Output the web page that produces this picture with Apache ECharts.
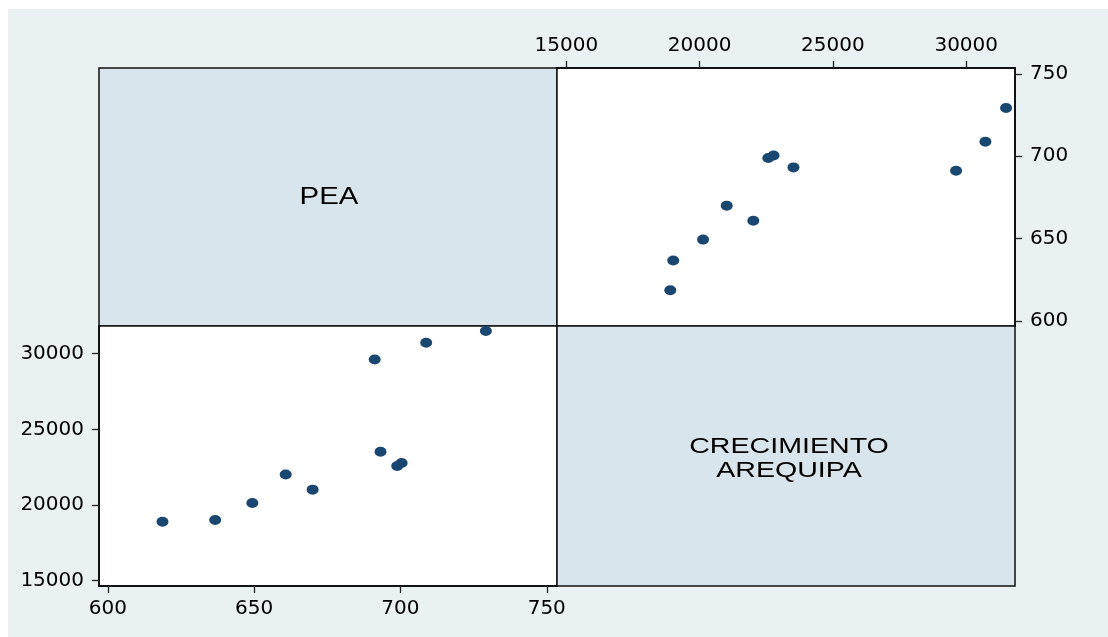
<!DOCTYPE html>
<html>
<head>
<meta charset="utf-8">
<script src="https://cdn.jsdelivr.net/npm/echarts@6/dist/echarts.min.js"></script>
<style>
  html, body { margin: 0; padding: 0; background: #fff; }
  #matrix { width: 1108px; height: 637px; }
</style>
</head>
<body>
<div id="matrix"></div>
<script>
// datos
var pea = [618.7, 636.7, 649.4, 670.0, 660.8, 698.9, 700.4, 693.2, 691.2, 708.8, 729.2];
var crecimiento = [18900, 19010, 20130, 21016, 22014, 22575, 22773, 23520, 29620, 30721, 31495];
var peaTicks = [600, 650, 700, 750];
var crecTicks = [15000, 20000, 25000, 30000];

var peaRange = [597, 753.5];
var crecRange = [14650, 31830];

var dom = document.getElementById("matrix");
var chart = echarts.init(dom, null, { renderer: 'canvas' });

// pares para cada panel
var crecVsPea = [];   // arriba derecha: x = crecimiento, y = pea
var peaVsCrec = [];   // abajo izquierda: x = pea, y = crecimiento
for (var i = 0; i < pea.length; i++) {
    crecVsPea.push([crecimiento[i], pea[i]]);
    peaVsCrec.push([pea[i], crecimiento[i]]);
}

var labelFont = {
    color: '#000',
    fontFamily: 'DejaVu Sans',
    fontSize: 20
};

function valueAxis(gridIndex, position, range, ticks, margin) {
    return {
        type: 'value',
        gridIndex: gridIndex,
        position: position,
        min: range[0],
        max: range[1],
        splitLine: { show: false },
        axisLine: { show: true, onZero: false, lineStyle: { color: '#000', width: 1.5 } },
        axisTick: { show: true, length: 7, inside: false, lineStyle: { color: '#222', width: 1.3 },
                    customValues: ticks },
        axisLabel: Object.assign({
            margin: margin,
            customValues: ticks,
            formatter: function (v) { return String(v); }
        }, labelFont)
    };
}

var diagColor = '#d9e5ec';
var frame = { show: true, borderColor: '#111', borderWidth: 1.5 };

var option = {
    backgroundColor: '#fff',
    animation: false,
    graphic: [
        {
            type: 'rect',
            z: -10,
            shape: { x: 8, y: 9, width: 1100, height: 628 },
            style: { fill: '#e9f1f3' }
        },
        {
            type: 'text',
            z: 100,
            x: 329, y: 198,
            scaleX: 1.28,
            style: {
                text: 'PEA',
                fill: '#000',
                font: '23px "Liberation Sans", Arial, sans-serif',
                textAlign: 'center',
                textVerticalAlign: 'middle'
            }
        },
        {
            type: 'text',
            z: 100,
            x: 789, y: 459,
            scaleX: 1.3,
            style: {
                text: 'CRECIMIENTO\nAREQUIPA',
                fill: '#000',
                font: '22px "Liberation Sans", Arial, sans-serif',
                lineHeight: 24,
                textAlign: 'center',
                textVerticalAlign: 'middle'
            }
        }
    ],
    grid: [
        Object.assign({ left: 99, top: 68, width: 458, height: 258, backgroundColor: diagColor }, frame),
        Object.assign({ left: 557, top: 68, width: 458, height: 258, backgroundColor: '#fff' }, frame),
        Object.assign({ left: 99, top: 326, width: 458, height: 260, backgroundColor: '#fff' }, frame),
        Object.assign({ left: 557, top: 326, width: 458, height: 260, backgroundColor: diagColor }, frame)
    ],
    xAxis: [
        valueAxis(1, 'top', crecRange, crecTicks, 12),
        valueAxis(2, 'bottom', peaRange, peaTicks, 13)
    ],
    yAxis: [
        valueAxis(1, 'right', peaRange, peaTicks, 15),
        valueAxis(2, 'left', crecRange, crecTicks, 15)
    ],
    series: [
        {
            name: 'PEA vs CRECIMIENTO',
            type: 'scatter',
            xAxisIndex: 0,
            yAxisIndex: 0,
            symbol: 'circle',
            symbolSize: [12, 10],
            itemStyle: { color: '#1a476f', opacity: 1 },
            data: crecVsPea
        },
        {
            name: 'CRECIMIENTO vs PEA',
            type: 'scatter',
            xAxisIndex: 1,
            yAxisIndex: 1,
            symbol: 'circle',
            symbolSize: [12, 10],
            itemStyle: { color: '#1a476f', opacity: 1 },
            data: peaVsCrec
        }
    ]
};

chart.setOption(option);
</script>
</body>
</html>
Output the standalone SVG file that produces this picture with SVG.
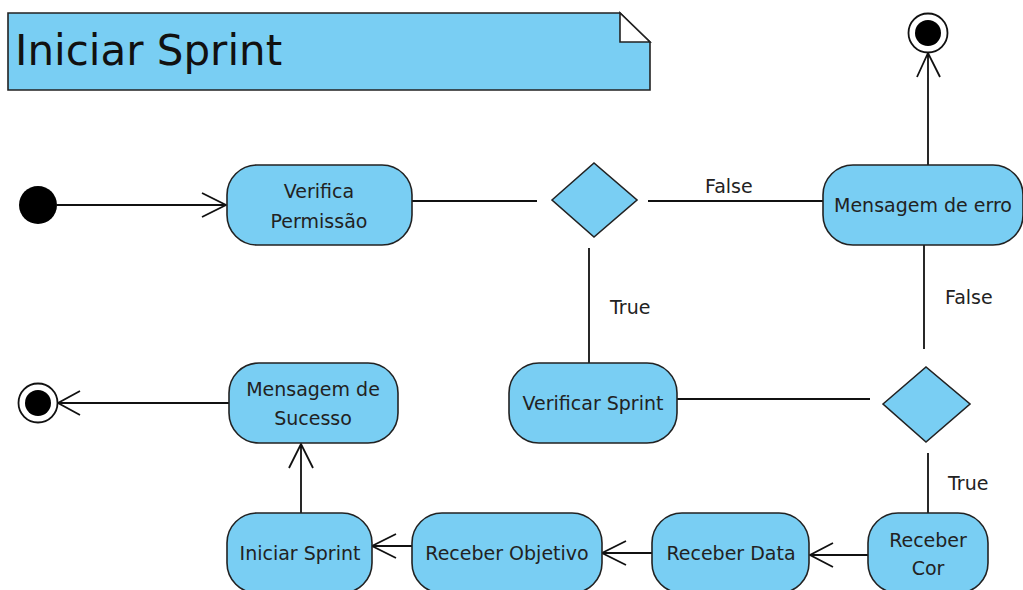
<svg xmlns="http://www.w3.org/2000/svg" width="1023" height="590" viewBox="0 0 1023 590">
<defs>
<style>
.act{fill:#79cef3;stroke:#222;stroke-width:1.6}
.dec{fill:#79cef3;stroke:#222;stroke-width:1.6}
.t{font-family:"DejaVu Sans","Liberation Sans",sans-serif;font-size:19px;fill:#222;text-anchor:middle}
.lbl{font-family:"DejaVu Sans","Liberation Sans",sans-serif;font-size:19px;fill:#222}
.c{fill:none;stroke:#111;stroke-width:1.8}
</style>
</defs>
<rect width="1023" height="590" fill="#fff"/>
<g id="note">
<path d="M8,13 H620 L650,42 V90 H8 Z" fill="#79cef3" stroke="#222" stroke-width="1.6"/>
<path d="M620,13 V42 H650 Z" fill="#fff" stroke="#222" stroke-width="1.6"/>
<text x="15" y="65" font-family="DejaVu Sans, Liberation Sans, sans-serif" font-size="42" fill="#111">Iniciar Sprint</text>
</g>
<g id="connectors">
<path class="c" d="M57,205 H226 M202,193 L226,205 L202,217"/>
<path class="c" d="M412,201 H537"/>
<path class="c" d="M648,201 H823"/>
<text class="lbl" x="705" y="193">False</text>
<path class="c" d="M589,248 V363"/>
<text class="lbl" x="610" y="314">True</text>
<path class="c" d="M928,165 V53 M917,77 L928,53 L940,77"/>
<path class="c" d="M924,245 V349"/>
<text class="lbl" x="945" y="304">False</text>
<path class="c" d="M677,399 H870"/>
<path class="c" d="M928,453 V513"/>
<text class="lbl" x="948" y="490">True</text>
<path class="c" d="M868,555 H810 M833,543 L810,555 L833,567"/>
<path class="c" d="M652,553 H602 M626,541 L602,553 L626,565"/>
<path class="c" d="M412,546 H372 M396,534 L372,546 L396,558"/>
<path class="c" d="M301,513 V444 M289,468 L301,444 L313,468"/>
<path class="c" d="M229,403 H58 M80,391 L58,403 L80,415"/>
</g>
<g id="start">
<circle cx="38" cy="205" r="19" fill="#000"/>
</g>
<g id="verifica-permissao">
<rect class="act" x="227" y="165" width="185" height="80" rx="30"/>
<text class="t" x="319" y="198">Verifica</text>
<text class="t" x="319" y="228">Permissão</text>
</g>
<g id="decision1">
<polygon class="dec" points="552,200 594,163 637,200 594,237"/>
</g>
<g id="mensagem-erro">
<rect class="act" x="823" y="165" width="200" height="80" rx="30"/>
<text class="t" x="923" y="212">Mensagem de erro</text>
</g>
<g id="end1">
<circle cx="928" cy="33" r="19.5" fill="#fff" stroke="#111" stroke-width="1.8"/>
<circle cx="928" cy="33" r="13" fill="#000"/>
</g>
<g id="verificar-sprint">
<rect class="act" x="509" y="363" width="168" height="80" rx="30"/>
<text class="t" x="593" y="410">Verificar Sprint</text>
</g>
<g id="decision2">
<polygon class="dec" points="883,404 926,367 970,404 926,442"/>
</g>
<g id="mensagem-sucesso">
<rect class="act" x="229" y="363" width="169" height="80" rx="30"/>
<text class="t" x="313" y="396">Mensagem de</text>
<text class="t" x="313" y="425">Sucesso</text>
</g>
<g id="end2">
<circle cx="38" cy="403" r="19.5" fill="#fff" stroke="#111" stroke-width="1.8"/>
<circle cx="38" cy="403" r="13" fill="#000"/>
</g>
<g id="receber-cor">
<rect class="act" x="868" y="513" width="120" height="80" rx="30"/>
<text class="t" x="928" y="547">Receber</text>
<text class="t" x="928" y="575">Cor</text>
</g>
<g id="receber-data">
<rect class="act" x="652" y="513" width="157" height="80" rx="30"/>
<text class="t" x="731" y="560">Receber Data</text>
</g>
<g id="receber-objetivo">
<rect class="act" x="412" y="513" width="190" height="80" rx="30"/>
<text class="t" x="507" y="560">Receber Objetivo</text>
</g>
<g id="iniciar-sprint">
<rect class="act" x="227" y="513" width="145" height="80" rx="30"/>
<text class="t" x="300" y="560">Iniciar Sprint</text>
</g>
</svg>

───

-- GOAL --
Scan the material line by line and report each one that contains "produces".

-- TASK RESULT --
Output the web page that produces this picture with Apache ECharts.
Output the standalone SVG file that produces this picture with SVG.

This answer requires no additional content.